How convenient and nice of the Vancouver International Film Festival to let us stream most of the 2021 movies, documentaries, short films + animations from the comfort of home. But what was really wonderful after such a long hiatus, was to be able to view these amazing films in person “in-cinema.” Seems like a long time.
VIFF could not have been more excited to roll out the red carpet this year with Special Presentations that were a cause for celebration. The scope of work that was showcased was simply phenomenal, featuring auteurs like Terence Davies and Kenneth Branagh; stars such as Tilda Swinton and Benedict Cumberbatch; and a spectrum of stories ranging from intimate human dramas to towering historic narratives.
Special Presentations included one world premiere, one Canadian premiere, and the latest addition to the VIFF lineup: The Power of the Dog by Jane Campion, which focuses on the charismatic rancher Phil Burbank who inspires fear and awe in those around him until his brother brings home a new wife and her son, tormenting them until he finds himself exposed to the possibility of love; starring Benedict Cumberbatch, Kirsten Dunst, Jesse Plemons and Kodi Smit-McPhee.

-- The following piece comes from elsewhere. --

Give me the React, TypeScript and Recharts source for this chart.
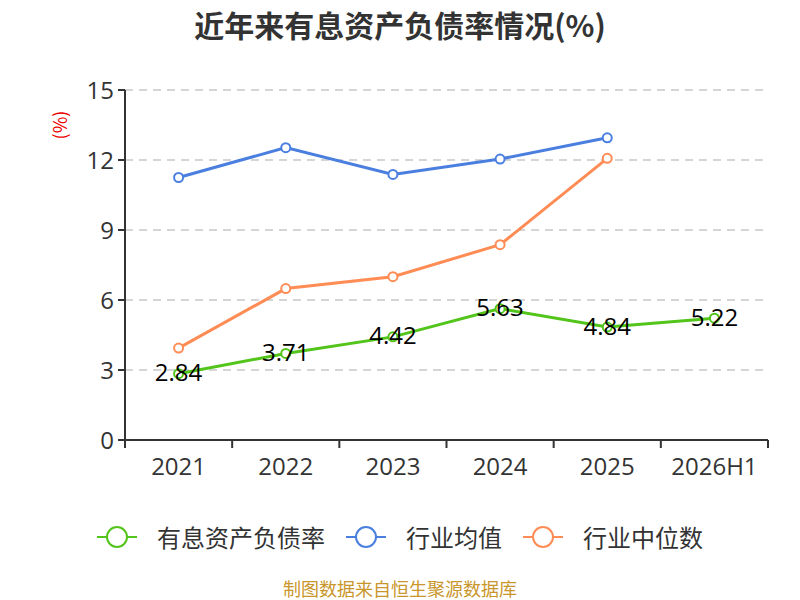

Additional highlights included the world premiere of The Sanctity of Space by Renan Ozturk and Freddie Wilkinson, which follows the directors as they traverse Denali National Park and uncover the story of pioneering photographer and cartographer Bradford Washburn; the Canadian premiere of Red Rocket by Sean Baker (The Florida Project), a luminous, seriocomic fable about America’s underclass through the eyes of a washed-up porn star in Texas; and Memoria by Apichatpong Weerasethakul, the director’s first film in English starring Tilda Swinton as an expat orchid grower in Colombia with a strange malady.
The only animation I screened was Lamya’s Poem, the animated feature whose voice cast includes Mena Massoud (Aladdin), Millie Davis (Wonder) and Faran Tahir (Iron Man).
The film charts the story of a 12-year-old Syrian refugee who is given a book of poetry of classic 13th-century Persian poet, Rumi. As the perils of her journey mount, the book becomes a magical gateway. It was amazingly well executed.
I followed that with Disney blockbuster “Cruella” featuring the two “Emma’s” – Stone and Thompson – both outstanding if you haven’t already seen it. Reminded me of “The Devil Wears Prada.” This was not part of the VIFF lineup; but it made me ponder the notion of having watched an excellent animation that was based on a real person with historical fact followed by a movie acted out by real people that was based on animated fiction.